### Source data

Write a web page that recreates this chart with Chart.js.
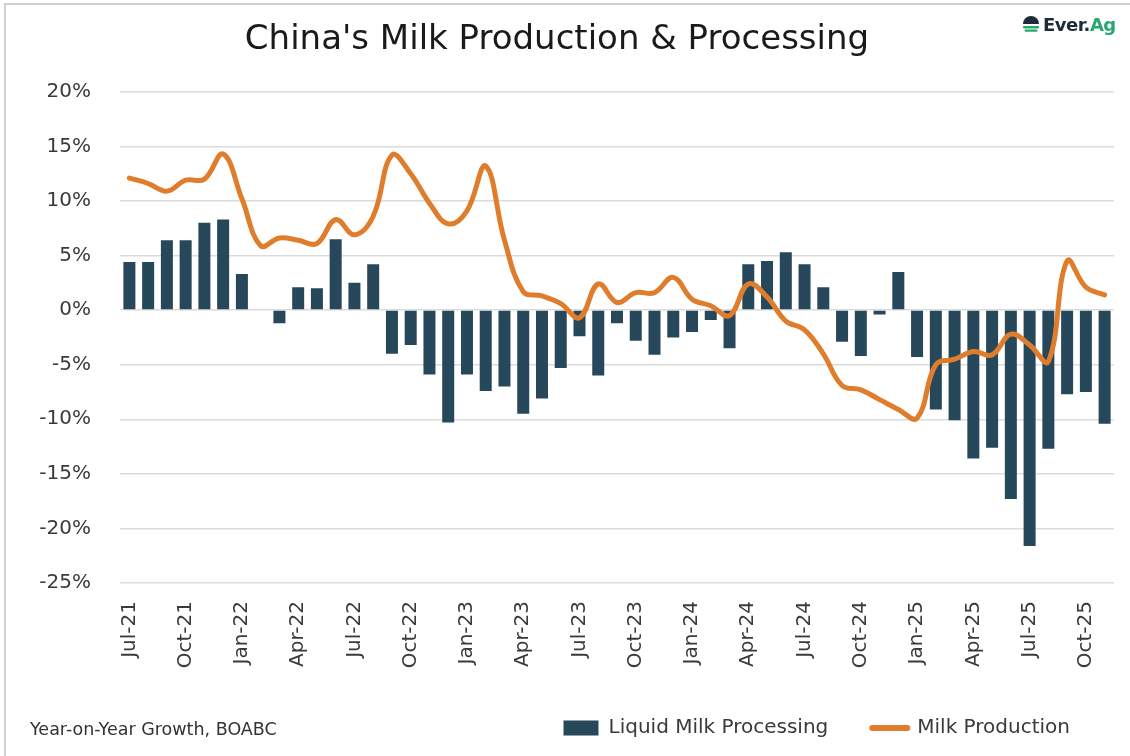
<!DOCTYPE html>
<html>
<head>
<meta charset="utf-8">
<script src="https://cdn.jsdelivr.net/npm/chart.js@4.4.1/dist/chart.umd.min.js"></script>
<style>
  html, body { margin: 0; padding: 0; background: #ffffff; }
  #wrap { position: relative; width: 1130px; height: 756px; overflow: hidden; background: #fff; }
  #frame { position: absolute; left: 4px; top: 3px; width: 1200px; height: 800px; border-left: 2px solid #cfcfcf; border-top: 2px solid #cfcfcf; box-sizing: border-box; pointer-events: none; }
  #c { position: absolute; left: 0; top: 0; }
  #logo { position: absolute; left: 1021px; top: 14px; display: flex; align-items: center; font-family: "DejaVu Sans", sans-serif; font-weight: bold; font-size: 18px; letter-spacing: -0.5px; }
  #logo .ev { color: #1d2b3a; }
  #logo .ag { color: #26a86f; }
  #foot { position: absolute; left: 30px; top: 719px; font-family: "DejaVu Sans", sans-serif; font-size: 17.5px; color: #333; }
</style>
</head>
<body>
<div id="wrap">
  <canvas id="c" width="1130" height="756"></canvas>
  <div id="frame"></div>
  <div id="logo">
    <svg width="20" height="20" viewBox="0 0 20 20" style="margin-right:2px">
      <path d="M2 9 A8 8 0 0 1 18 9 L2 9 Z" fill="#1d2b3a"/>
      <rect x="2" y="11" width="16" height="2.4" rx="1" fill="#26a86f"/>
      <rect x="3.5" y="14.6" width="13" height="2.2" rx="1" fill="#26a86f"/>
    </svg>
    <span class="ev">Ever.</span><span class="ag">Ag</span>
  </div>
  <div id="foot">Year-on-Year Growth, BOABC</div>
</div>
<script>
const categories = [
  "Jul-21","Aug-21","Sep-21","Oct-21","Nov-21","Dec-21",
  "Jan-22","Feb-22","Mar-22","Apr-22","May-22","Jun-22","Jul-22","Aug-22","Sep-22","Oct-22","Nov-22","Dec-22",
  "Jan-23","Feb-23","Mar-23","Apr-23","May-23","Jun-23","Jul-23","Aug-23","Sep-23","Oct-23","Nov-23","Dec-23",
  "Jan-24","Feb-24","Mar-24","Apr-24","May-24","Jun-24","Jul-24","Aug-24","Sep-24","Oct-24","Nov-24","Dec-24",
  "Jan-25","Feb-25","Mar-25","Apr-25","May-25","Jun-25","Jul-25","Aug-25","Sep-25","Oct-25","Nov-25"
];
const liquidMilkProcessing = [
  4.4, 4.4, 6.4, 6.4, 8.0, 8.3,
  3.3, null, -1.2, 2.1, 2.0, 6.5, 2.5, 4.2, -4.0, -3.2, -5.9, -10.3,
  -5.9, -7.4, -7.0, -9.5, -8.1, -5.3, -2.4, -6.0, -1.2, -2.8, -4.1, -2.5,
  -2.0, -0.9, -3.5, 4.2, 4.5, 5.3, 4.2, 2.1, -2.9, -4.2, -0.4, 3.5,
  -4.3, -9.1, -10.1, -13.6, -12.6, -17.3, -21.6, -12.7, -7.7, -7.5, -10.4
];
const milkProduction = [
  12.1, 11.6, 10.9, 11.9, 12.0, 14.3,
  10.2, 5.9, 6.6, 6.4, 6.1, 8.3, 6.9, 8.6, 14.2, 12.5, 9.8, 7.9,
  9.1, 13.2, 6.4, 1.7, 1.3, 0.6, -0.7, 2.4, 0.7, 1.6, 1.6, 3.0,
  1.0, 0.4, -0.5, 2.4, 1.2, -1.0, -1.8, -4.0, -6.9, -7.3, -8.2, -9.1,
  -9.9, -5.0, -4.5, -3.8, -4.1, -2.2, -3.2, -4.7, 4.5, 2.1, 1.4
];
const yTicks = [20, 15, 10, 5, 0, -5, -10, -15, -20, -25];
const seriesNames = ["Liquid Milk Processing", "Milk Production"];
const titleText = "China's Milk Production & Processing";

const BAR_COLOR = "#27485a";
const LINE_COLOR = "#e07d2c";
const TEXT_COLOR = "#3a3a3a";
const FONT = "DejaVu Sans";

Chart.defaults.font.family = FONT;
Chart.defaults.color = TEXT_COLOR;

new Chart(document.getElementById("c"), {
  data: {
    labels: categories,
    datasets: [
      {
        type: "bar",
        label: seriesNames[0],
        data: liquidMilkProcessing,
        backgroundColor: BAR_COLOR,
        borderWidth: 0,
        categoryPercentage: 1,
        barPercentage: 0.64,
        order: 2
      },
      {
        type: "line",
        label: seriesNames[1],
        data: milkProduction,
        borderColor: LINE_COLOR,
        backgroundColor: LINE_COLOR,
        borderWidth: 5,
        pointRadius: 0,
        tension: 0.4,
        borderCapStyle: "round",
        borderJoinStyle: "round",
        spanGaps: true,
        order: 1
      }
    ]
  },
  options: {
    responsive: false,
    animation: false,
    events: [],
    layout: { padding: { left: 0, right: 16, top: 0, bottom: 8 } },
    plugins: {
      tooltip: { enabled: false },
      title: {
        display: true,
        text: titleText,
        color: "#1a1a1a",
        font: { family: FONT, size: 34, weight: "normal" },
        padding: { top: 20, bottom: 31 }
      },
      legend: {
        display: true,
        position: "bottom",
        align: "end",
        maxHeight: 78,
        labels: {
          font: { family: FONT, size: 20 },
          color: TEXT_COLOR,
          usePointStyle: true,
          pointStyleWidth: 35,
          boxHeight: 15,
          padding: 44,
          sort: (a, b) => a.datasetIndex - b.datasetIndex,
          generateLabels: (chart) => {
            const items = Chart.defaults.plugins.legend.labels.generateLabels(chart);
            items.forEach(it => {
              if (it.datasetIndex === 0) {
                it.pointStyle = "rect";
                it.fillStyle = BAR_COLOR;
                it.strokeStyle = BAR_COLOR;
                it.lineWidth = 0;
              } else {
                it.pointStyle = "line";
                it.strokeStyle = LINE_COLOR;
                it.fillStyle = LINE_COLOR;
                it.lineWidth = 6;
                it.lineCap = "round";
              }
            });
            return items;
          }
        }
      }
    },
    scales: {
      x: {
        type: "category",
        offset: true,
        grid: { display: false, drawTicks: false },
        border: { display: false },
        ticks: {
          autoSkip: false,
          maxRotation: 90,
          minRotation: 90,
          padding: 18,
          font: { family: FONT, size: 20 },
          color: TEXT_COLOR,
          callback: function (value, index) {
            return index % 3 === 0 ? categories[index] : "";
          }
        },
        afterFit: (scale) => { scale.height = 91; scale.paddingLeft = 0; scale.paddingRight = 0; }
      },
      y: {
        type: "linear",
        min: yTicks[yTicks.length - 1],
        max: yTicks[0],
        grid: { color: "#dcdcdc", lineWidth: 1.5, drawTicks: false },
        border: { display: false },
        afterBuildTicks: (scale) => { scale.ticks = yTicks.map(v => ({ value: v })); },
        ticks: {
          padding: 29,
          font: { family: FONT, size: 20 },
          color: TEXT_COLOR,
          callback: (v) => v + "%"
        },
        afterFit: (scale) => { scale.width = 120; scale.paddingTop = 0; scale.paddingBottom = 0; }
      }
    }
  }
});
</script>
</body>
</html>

### Exercise instructions
Exclude the images, then output the data above word for word.

### Finished task
Write a web page that recreates this chart with Chart.js.
<!DOCTYPE html>
<html>
<head>
<meta charset="utf-8">
<script src="https://cdn.jsdelivr.net/npm/chart.js@4.4.1/dist/chart.umd.min.js"></script>
<style>
  html, body { margin: 0; padding: 0; background: #ffffff; }
  #wrap { position: relative; width: 1130px; height: 756px; overflow: hidden; background: #fff; }
  #frame { position: absolute; left: 4px; top: 3px; width: 1200px; height: 800px; border-left: 2px solid #cfcfcf; border-top: 2px solid #cfcfcf; box-sizing: border-box; pointer-events: none; }
  #c { position: absolute; left: 0; top: 0; }
  #logo { position: absolute; left: 1021px; top: 14px; display: flex; align-items: center; font-family: "DejaVu Sans", sans-serif; font-weight: bold; font-size: 18px; letter-spacing: -0.5px; }
  #logo .ev { color: #1d2b3a; }
  #logo .ag { color: #26a86f; }
  #foot { position: absolute; left: 30px; top: 719px; font-family: "DejaVu Sans", sans-serif; font-size: 17.5px; color: #333; }
</style>
</head>
<body>
<div id="wrap">
  <canvas id="c" width="1130" height="756"></canvas>
  <div id="frame"></div>
  <div id="logo">
    <svg width="20" height="20" viewBox="0 0 20 20" style="margin-right:2px">
      <path d="M2 9 A8 8 0 0 1 18 9 L2 9 Z" fill="#1d2b3a"/>
      <rect x="2" y="11" width="16" height="2.4" rx="1" fill="#26a86f"/>
      <rect x="3.5" y="14.6" width="13" height="2.2" rx="1" fill="#26a86f"/>
    </svg>
    <span class="ev">Ever.</span><span class="ag">Ag</span>
  </div>
  <div id="foot">Year-on-Year Growth, BOABC</div>
</div>
<script>
const categories = [
  "Jul-21","Aug-21","Sep-21","Oct-21","Nov-21","Dec-21",
  "Jan-22","Feb-22","Mar-22","Apr-22","May-22","Jun-22","Jul-22","Aug-22","Sep-22","Oct-22","Nov-22","Dec-22",
  "Jan-23","Feb-23","Mar-23","Apr-23","May-23","Jun-23","Jul-23","Aug-23","Sep-23","Oct-23","Nov-23","Dec-23",
  "Jan-24","Feb-24","Mar-24","Apr-24","May-24","Jun-24","Jul-24","Aug-24","Sep-24","Oct-24","Nov-24","Dec-24",
  "Jan-25","Feb-25","Mar-25","Apr-25","May-25","Jun-25","Jul-25","Aug-25","Sep-25","Oct-25","Nov-25"
];
const liquidMilkProcessing = [
  4.4, 4.4, 6.4, 6.4, 8.0, 8.3,
  3.3, null, -1.2, 2.1, 2.0, 6.5, 2.5, 4.2, -4.0, -3.2, -5.9, -10.3,
  -5.9, -7.4, -7.0, -9.5, -8.1, -5.3, -2.4, -6.0, -1.2, -2.8, -4.1, -2.5,
  -2.0, -0.9, -3.5, 4.2, 4.5, 5.3, 4.2, 2.1, -2.9, -4.2, -0.4, 3.5,
  -4.3, -9.1, -10.1, -13.6, -12.6, -17.3, -21.6, -12.7, -7.7, -7.5, -10.4
];
const milkProduction = [
  12.1, 11.6, 10.9, 11.9, 12.0, 14.3,
  10.2, 5.9, 6.6, 6.4, 6.1, 8.3, 6.9, 8.6, 14.2, 12.5, 9.8, 7.9,
  9.1, 13.2, 6.4, 1.7, 1.3, 0.6, -0.7, 2.4, 0.7, 1.6, 1.6, 3.0,
  1.0, 0.4, -0.5, 2.4, 1.2, -1.0, -1.8, -4.0, -6.9, -7.3, -8.2, -9.1,
  -9.9, -5.0, -4.5, -3.8, -4.1, -2.2, -3.2, -4.7, 4.5, 2.1, 1.4
];
const yTicks = [20, 15, 10, 5, 0, -5, -10, -15, -20, -25];
const seriesNames = ["Liquid Milk Processing", "Milk Production"];
const titleText = "China's Milk Production & Processing";

const BAR_COLOR = "#27485a";
const LINE_COLOR = "#e07d2c";
const TEXT_COLOR = "#3a3a3a";
const FONT = "DejaVu Sans";

Chart.defaults.font.family = FONT;
Chart.defaults.color = TEXT_COLOR;

new Chart(document.getElementById("c"), {
  data: {
    labels: categories,
    datasets: [
      {
        type: "bar",
        label: seriesNames[0],
        data: liquidMilkProcessing,
        backgroundColor: BAR_COLOR,
        borderWidth: 0,
        categoryPercentage: 1,
        barPercentage: 0.64,
        order: 2
      },
      {
        type: "line",
        label: seriesNames[1],
        data: milkProduction,
        borderColor: LINE_COLOR,
        backgroundColor: LINE_COLOR,
        borderWidth: 5,
        pointRadius: 0,
        tension: 0.4,
        borderCapStyle: "round",
        borderJoinStyle: "round",
        spanGaps: true,
        order: 1
      }
    ]
  },
  options: {
    responsive: false,
    animation: false,
    events: [],
    layout: { padding: { left: 0, right: 16, top: 0, bottom: 8 } },
    plugins: {
      tooltip: { enabled: false },
      title: {
        display: true,
        text: titleText,
        color: "#1a1a1a",
        font: { family: FONT, size: 34, weight: "normal" },
        padding: { top: 20, bottom: 31 }
      },
      legend: {
        display: true,
        position: "bottom",
        align: "end",
        maxHeight: 78,
        labels: {
          font: { family: FONT, size: 20 },
          color: TEXT_COLOR,
          usePointStyle: true,
          pointStyleWidth: 35,
          boxHeight: 15,
          padding: 44,
          sort: (a, b) => a.datasetIndex - b.datasetIndex,
          generateLabels: (chart) => {
            const items = Chart.defaults.plugins.legend.labels.generateLabels(chart);
            items.forEach(it => {
              if (it.datasetIndex === 0) {
                it.pointStyle = "rect";
                it.fillStyle = BAR_COLOR;
                it.strokeStyle = BAR_COLOR;
                it.lineWidth = 0;
              } else {
                it.pointStyle = "line";
                it.strokeStyle = LINE_COLOR;
                it.fillStyle = LINE_COLOR;
                it.lineWidth = 6;
                it.lineCap = "round";
              }
            });
            return items;
          }
        }
      }
    },
    scales: {
      x: {
        type: "category",
        offset: true,
        grid: { display: false, drawTicks: false },
        border: { display: false },
        ticks: {
          autoSkip: false,
          maxRotation: 90,
          minRotation: 90,
          padding: 18,
          font: { family: FONT, size: 20 },
          color: TEXT_COLOR,
          callback: function (value, index) {
            return index % 3 === 0 ? categories[index] : "";
          }
        },
        afterFit: (scale) => { scale.height = 91; scale.paddingLeft = 0; scale.paddingRight = 0; }
      },
      y: {
        type: "linear",
        min: yTicks[yTicks.length - 1],
        max: yTicks[0],
        grid: { color: "#dcdcdc", lineWidth: 1.5, drawTicks: false },
        border: { display: false },
        afterBuildTicks: (scale) => { scale.ticks = yTicks.map(v => ({ value: v })); },
        ticks: {
          padding: 29,
          font: { family: FONT, size: 20 },
          color: TEXT_COLOR,
          callback: (v) => v + "%"
        },
        afterFit: (scale) => { scale.width = 120; scale.paddingTop = 0; scale.paddingBottom = 0; }
      }
    }
  }
});
</script>
</body>
</html>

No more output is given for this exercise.